ただ、9月3日に先発してアクシデントで1回投げきれず降板して以降公式戦は投げておらず、久々の登板となったGCSの初戦でも1イニングを2失点と良いときの藤田の姿を魅せることは出来なかったのですが、年間通したパフォーマンスを評価してもらえたのはとても良かったと思います。

藤田も分かりやすい一芸のタイプではないので、いままでの独立リーグの選手としては指名されづらいのタイプだったと思います。それだけに、活躍すれば独立リーグの印象を大きく変える選手のひとりです。

独立リーグ23人の指名は一過性のものか

以上、四国からの指名選手を紹介しました。本当は他の独立リーグの選手も紹介したいのですが、指名を受けたが多く嬉しい悲鳴で文字数が長くなっているので、今回はこのあたりにしておきます。

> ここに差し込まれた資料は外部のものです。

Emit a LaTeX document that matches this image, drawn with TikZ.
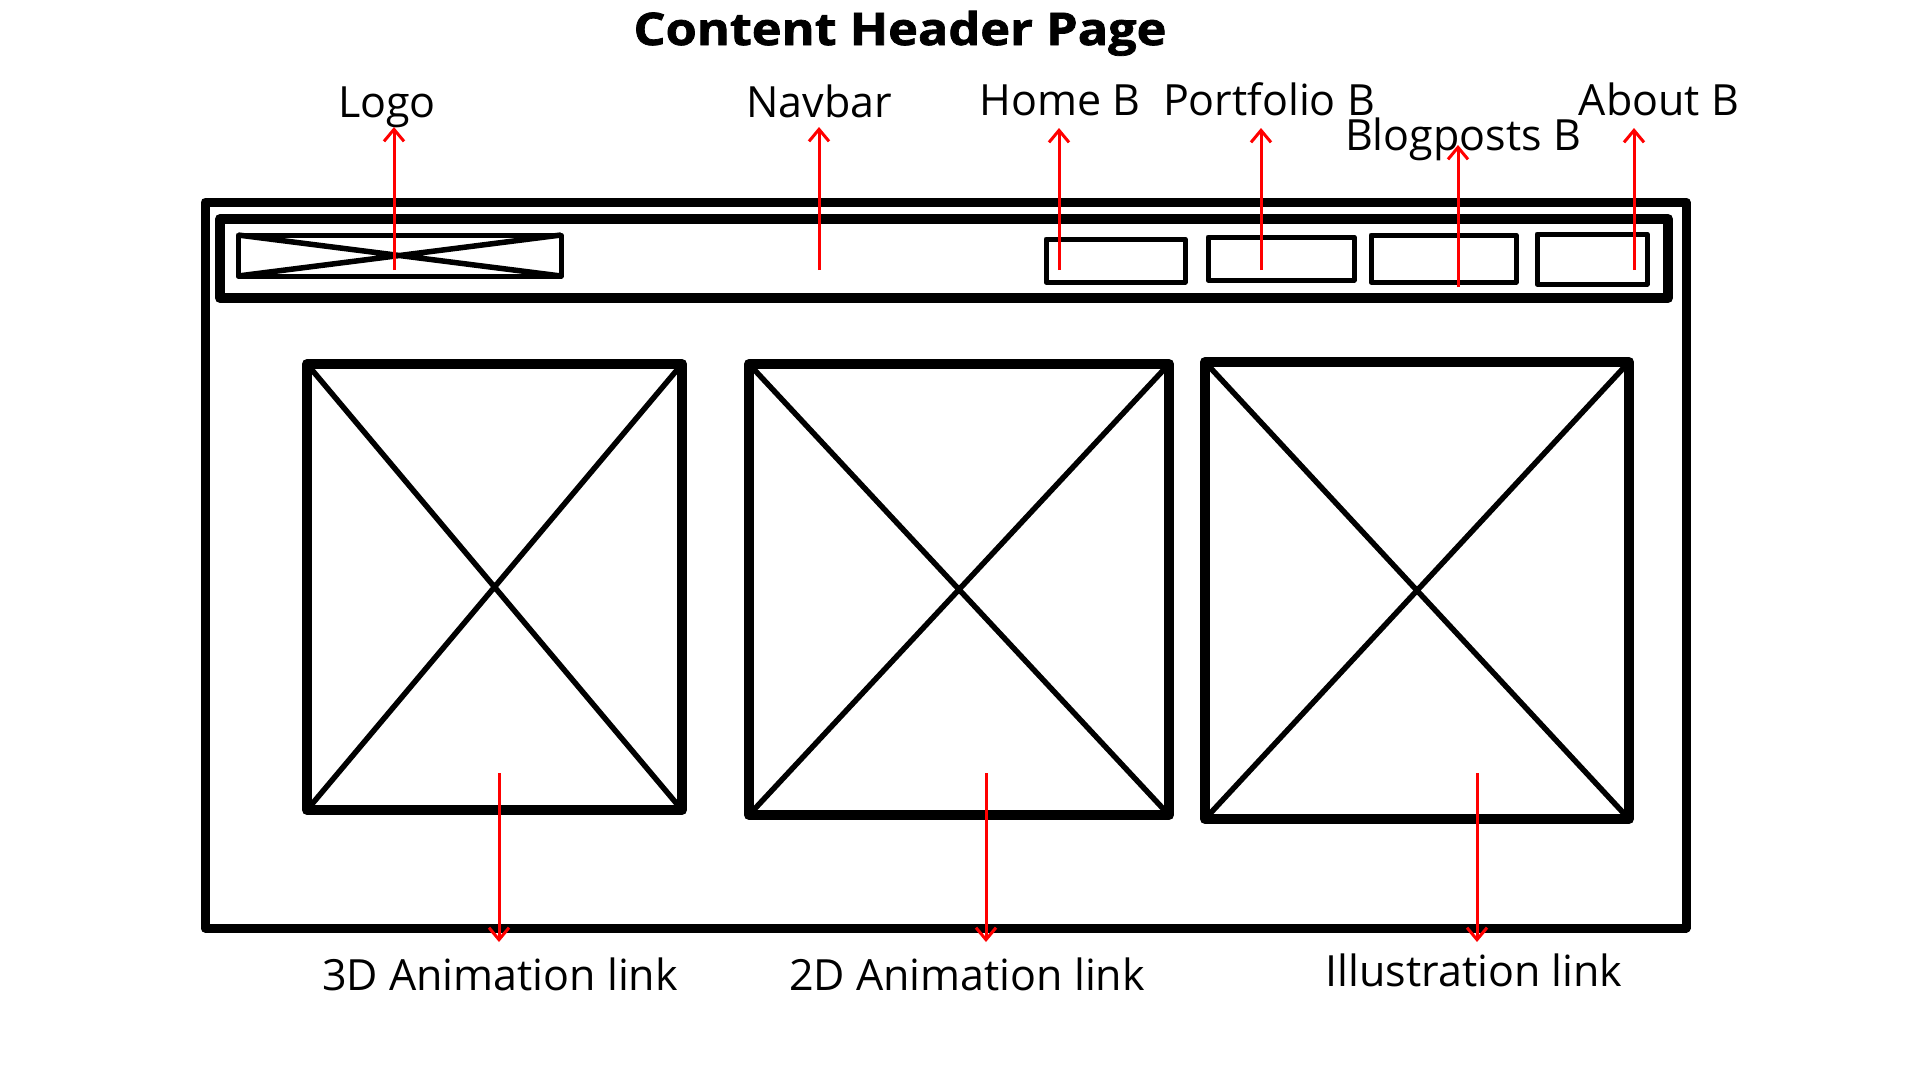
\documentclass[tikz,border=0pt]{standalone}
\usepackage{fontspec}
\setmainfont{Open Sans}
\newfontfamily\headfont{Open Sans}[FakeBold=1.6,FakeStretch=1.12]
\usetikzlibrary{arrows.meta}
\begin{document}
\begin{tikzpicture}[x=1pt,y=-1pt,
  frame/.style={draw=black,line width=9pt,line join=round},
  bar/.style={draw=black,line width=10pt,line join=round},
  imgbox/.style={draw=black,line width=10pt,line join=round},
  cross/.style={draw=black,line width=5.5pt},
  thinbox/.style={draw=black,line width=5pt,line join=round},
  label/.style={anchor=base,inner sep=0pt,font=\fontsize{43}{50}\selectfont},
  title/.style={anchor=base,inner sep=0pt,font=\headfont\fontsize{45}{54}\selectfont\bfseries},
  pointer/.style={draw=red,line width=3pt,-{Straight Barb[length=12pt,width=20pt,line width=3pt]}}
]
\useasboundingbox[fill=white] (0,0) rectangle (1920,1080);

% heading
\node[title] (head) at (900,45) {Content Header Page};

% page outline and navigation bar
\draw[frame] (205,202) rectangle (1686,928);
\draw[bar] (220,219) rectangle (1668,298);

% logo placeholder
\draw[thinbox] (238,235) rectangle (561,276);
\draw[cross] (238,235) -- (561,276) (238,276) -- (561,235);

% navigation buttons
\draw[thinbox] (1046,239) rectangle (1185,282);
\draw[thinbox] (1208,237) rectangle (1354,280);
\draw[thinbox] (1371,235) rectangle (1516,282);
\draw[thinbox] (1537,234) rectangle (1647,284);

% image placeholders
\draw[imgbox] (307,364) rectangle (682,810);
\draw[cross] (307,364) -- (682,810) (307,810) -- (682,364);
\draw[imgbox] (749,364) rectangle (1169,815);
\draw[cross] (749,364) -- (1169,815) (749,815) -- (1169,364);
\draw[imgbox] (1205,362) rectangle (1629,819);
\draw[cross] (1205,362) -- (1629,819) (1205,819) -- (1629,362);

% labels
\node[label] (logo) at (387,117) {Logo};
\node[label] (navbar) at (819,117) {Navbar};
\node[label] (home) at (1060,115) {Home B};
\node[label] (portfolio) at (1269,115) {Portfolio B};
\node[label] (blog) at (1463,150) {Blogposts B};
\node[label] (about) at (1659,115) {About B};
\node[label] (anim3d) at (500,990) {3D Animation link};
\node[label] (anim2d) at (967,990) {2D Animation link};
\node[label] (illu) at (1474,986) {Illustration link};

% pointer ends
\coordinate (logoA) at (394,270);   \coordinate (logoB) at (394,127);
\coordinate (navA) at (819,270);    \coordinate (navB) at (819,127);
\coordinate (homeA) at (1059,270);  \coordinate (homeB) at (1059,128);
\coordinate (portA) at (1261,270);  \coordinate (portB) at (1261,128);
\coordinate (blogA) at (1458,287);  \coordinate (blogB) at (1458,145);
\coordinate (aboutA) at (1634,270); \coordinate (aboutB) at (1634,128);
\coordinate (threeA) at (499,773);  \coordinate (threeB) at (499,942);
\coordinate (twoA) at (986,773);    \coordinate (twoB) at (986,942);
\coordinate (illA) at (1477,773);   \coordinate (illB) at (1477,942);

% pointers
\draw[pointer] (logoA) -- (logoB);
\draw[pointer] (navA) -- (navB);
\draw[pointer] (homeA) -- (homeB);
\draw[pointer] (portA) -- (portB);
\draw[pointer] (blogA) -- (blogB);
\draw[pointer] (aboutA) -- (aboutB);
\draw[pointer] (threeA) -- (threeB);
\draw[pointer] (twoA) -- (twoB);
\draw[pointer] (illA) -- (illB);
\end{tikzpicture}
\end{document}
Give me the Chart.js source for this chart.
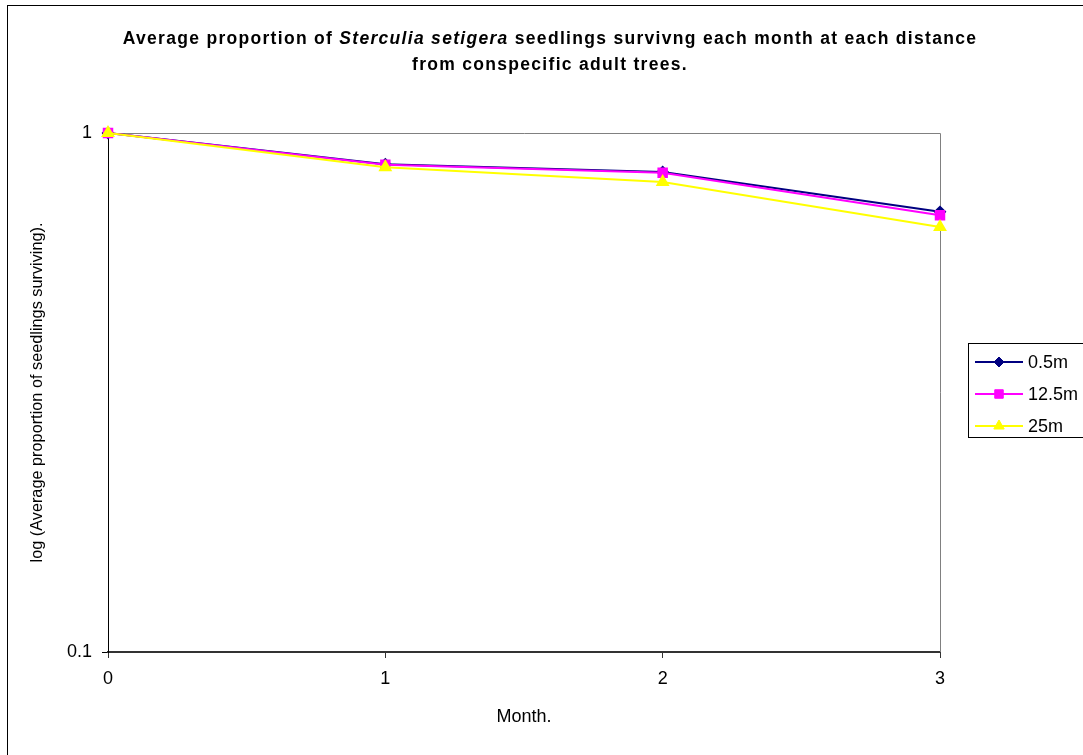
<!DOCTYPE html>
<html>
<head>
<meta charset="utf-8">
<title>Sterculia setigera seedling survival</title>
<script src="https://cdn.jsdelivr.net/npm/chart.js@4/dist/chart.umd.min.js"></script>
<style>
    html, body { margin: 0; padding: 0; background: #fff; overflow: hidden; }
    .wrap { position: relative; width: 1083px; height: 755px; }
    .frame { position: absolute; left: 7px; top: 5px; width: 1200px; height: 900px; border: 1px solid #000; }
    .chart-title {
        position: absolute; left: 0; top: 25px; width: 1100px; text-align: center;
        font-family: "Liberation Sans", Arial, sans-serif; font-weight: bold; font-size: 17.5px;
        letter-spacing: 1.3px; line-height: 26px; color: #000;
    }
    canvas { position: absolute; left: 0; top: 0; }
</style>
</head>
<body>
<div class="wrap">
    <div class="frame"></div>
    <canvas id="survivalChart" width="1083" height="755"></canvas>
    <div class="chart-title">Average proportion of <i>Sterculia setigera</i> seedlings survivng each month at each distance<br>from conspecific adult trees.</div>
</div>
<script>
// values
const months = ['0', '1', '2', '3'];
const seriesNames = ['0.5m', '12.5m', '25m'];
const near = [1, 0.871, 0.841, 0.705];
const middle = [1, 0.869, 0.838, 0.694];
const far = [1, 0.859, 0.805, 0.659];
const yTicks = [0.1, 1];
const xTitle = 'Month.';
const yTitle = 'log (Average proportion of seedlings surviving).';

const font = { family: '"Liberation Sans", Arial, sans-serif', size: 18 };
const yTitleFont = { family: '"Liberation Sans", Arial, sans-serif', size: 16.3 };

// gray frame on top and right of the plot area
const plotFrame = {
    id: 'plotFrame',
    beforeDatasetsDraw(chart) {
        const { ctx, chartArea } = chart;
        ctx.save();
        ctx.strokeStyle = '#808080';
        ctx.lineWidth = 1;
        ctx.beginPath();
        ctx.moveTo(chartArea.left, chartArea.top + 0.5);
        ctx.lineTo(chartArea.right + 0.5, chartArea.top + 0.5);
        ctx.lineTo(chartArea.right + 0.5, chartArea.bottom);
        ctx.stroke();
        ctx.restore();
    }
};

// boxed legend at the right, line + marker like the original
const boxLegend = {
    id: 'boxLegend',
    afterDraw(chart) {
        const { ctx } = chart;
        const left = 968, top = 343;
        ctx.save();
        ctx.strokeStyle = '#000';
        ctx.lineWidth = 1;
        ctx.strokeRect(left + 0.5, top + 0.5, 200, 94);
        chart.data.datasets.forEach((ds, i) => {
            const y = top + 19 + i * 32;
            ctx.strokeStyle = ds.borderColor;
            ctx.lineWidth = 2;
            ctx.beginPath();
            ctx.moveTo(975, y);
            ctx.lineTo(1023, y);
            ctx.stroke();
            ctx.fillStyle = ds.pointBackgroundColor;
            ctx.strokeStyle = ds.pointBorderColor;
            ctx.lineWidth = 1;
            Chart.helpers.drawPoint(ctx, { pointStyle: ds.pointStyle, radius: ds.pointRadius, rotation: 0, borderWidth: 1 }, 999, y);
            ctx.fillStyle = '#000';
            ctx.font = '18px "Liberation Sans", Arial, sans-serif';
            ctx.textBaseline = 'middle';
            ctx.fillText(ds.label, 1028, y + 1);
        });
        ctx.restore();
    }
};

function series(label, data, color, style, radius, order) {
    return {
        label: label,
        data: data,
        borderColor: color,
        backgroundColor: color,
        pointBackgroundColor: color,
        pointBorderColor: color,
        pointStyle: style,
        pointRadius: radius,
        pointHoverRadius: radius,
        borderWidth: 2,
        tension: 0,
        clip: false,
        order: order
    };
}

const ctx = document.getElementById('survivalChart');
const survivalChart = new Chart(ctx.getContext('2d'), {
    type: 'line',
    data: {
        labels: months,
        datasets: [
            series(seriesNames[0], near, '#000080', 'rectRot', 5, 3),
            series(seriesNames[1], middle, '#FF00FF', 'rect', 6, 2),
            series(seriesNames[2], far, '#FFFF00', 'triangle', 6, 1)
        ]
    },
    options: {
        responsive: false,
        animation: false,
        devicePixelRatio: 1,
        layout: { padding: { top: 133, right: 143, left: 0, bottom: 0 } },
        plugins: {
            legend: { display: false },
            title: { display: false },
            tooltip: { enabled: false }
        },
        scales: {
            x: {
                type: 'category',
                offset: false,
                afterFit: (scale) => { scale.height = 103; },
                ticks: { font: font, color: '#000', padding: 10, maxRotation: 0 },
                grid: { drawOnChartArea: false, drawTicks: true, tickLength: 6, color: '#333' },
                border: { color: '#333', width: 2 },
                title: { display: true, text: xTitle, font: font, color: '#000', padding: { top: 0, bottom: 27 } }
            },
            y: {
                type: 'logarithmic',
                min: 0.1,
                max: 1,
                afterBuildTicks: (scale) => { scale.ticks = yTicks.map(v => ({ value: v })); },
                afterFit: (scale) => { scale.width = 108; },
                ticks: { font: font, color: '#000', padding: 10, callback: (v) => String(v) },
                grid: { drawOnChartArea: false, drawTicks: true, tickLength: 6, color: '#000' },
                border: { color: '#000', width: 1 },
                title: { display: true, text: yTitle, font: yTitleFont, color: '#000', padding: { top: 28, bottom: 0 } }
            }
        }
    },
    plugins: [plotFrame, boxLegend]
});
</script>
</body>
</html>
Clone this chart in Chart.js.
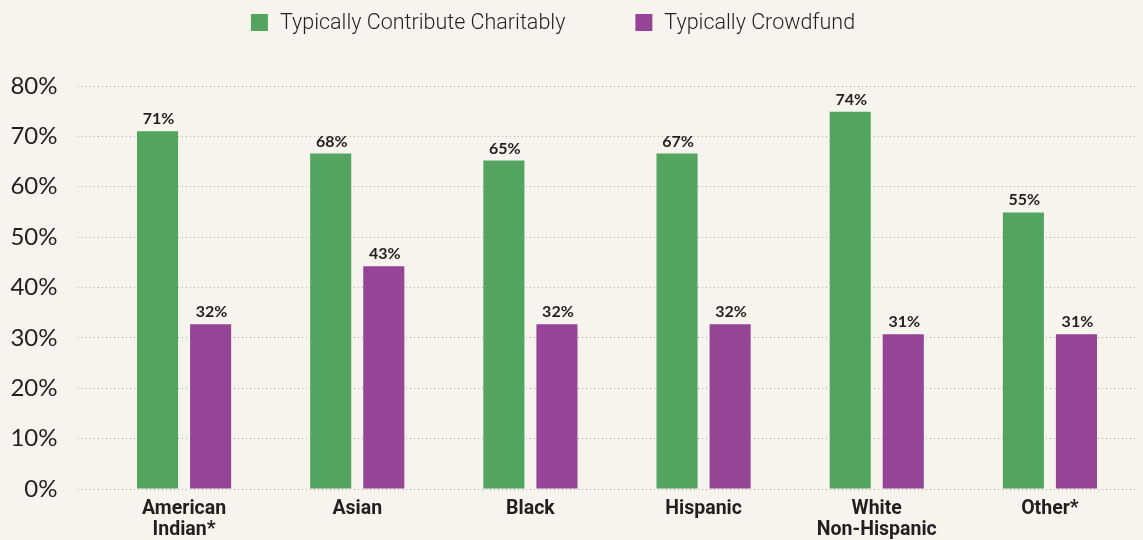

今年のドラフト会議では、社会人が支配下で14名、独立リーグが支配下6名、育成17名(IPBL傘下は16名)と、独立リーグが社会人からの指名数を大きく上回りました

独立リーグも「プロ」なので、ドラフトで指名されたと言ってもメジャーリーグとマイナーリーグの関係性で例えるならAやAAのリーグからAAAに引き上げられた、という感覚で良いと思っています。ひとつレベルの高いリーグに挑戦できる権利を得たということです。

ただし、いままではNPB各球団が独立リーグを米国でのマイナーリーグの球団のようにはそこまで捉えられていなかったため、今回ほど多くの選手が指名されることはありませんでした。

指名された選手のこれからの活躍次第ではありますが、今回のドラフト会議がNPB各球団と独立リーグ各球団の関係性を変え、日本のプロ野球のあり方を変える大きな分岐点となる可能性は十分にあるでしょう。

個人的には、野球を通して主体的に稼ぐことのできる「プロ」の発展が日本のスポーツ産業を牽引するだけでなく、IPBLのHPにもある通り公共財としてのスポーツの価値を高めていく上で欠かせないと考えています。

来年20年目を迎える四国アイランドリーグplusを始め、今後の独立リーグの動きに注目していただき、NPB各球団のファンの方やドラフトのファンの方もぜひ現地へと足を運んでほしいと思います。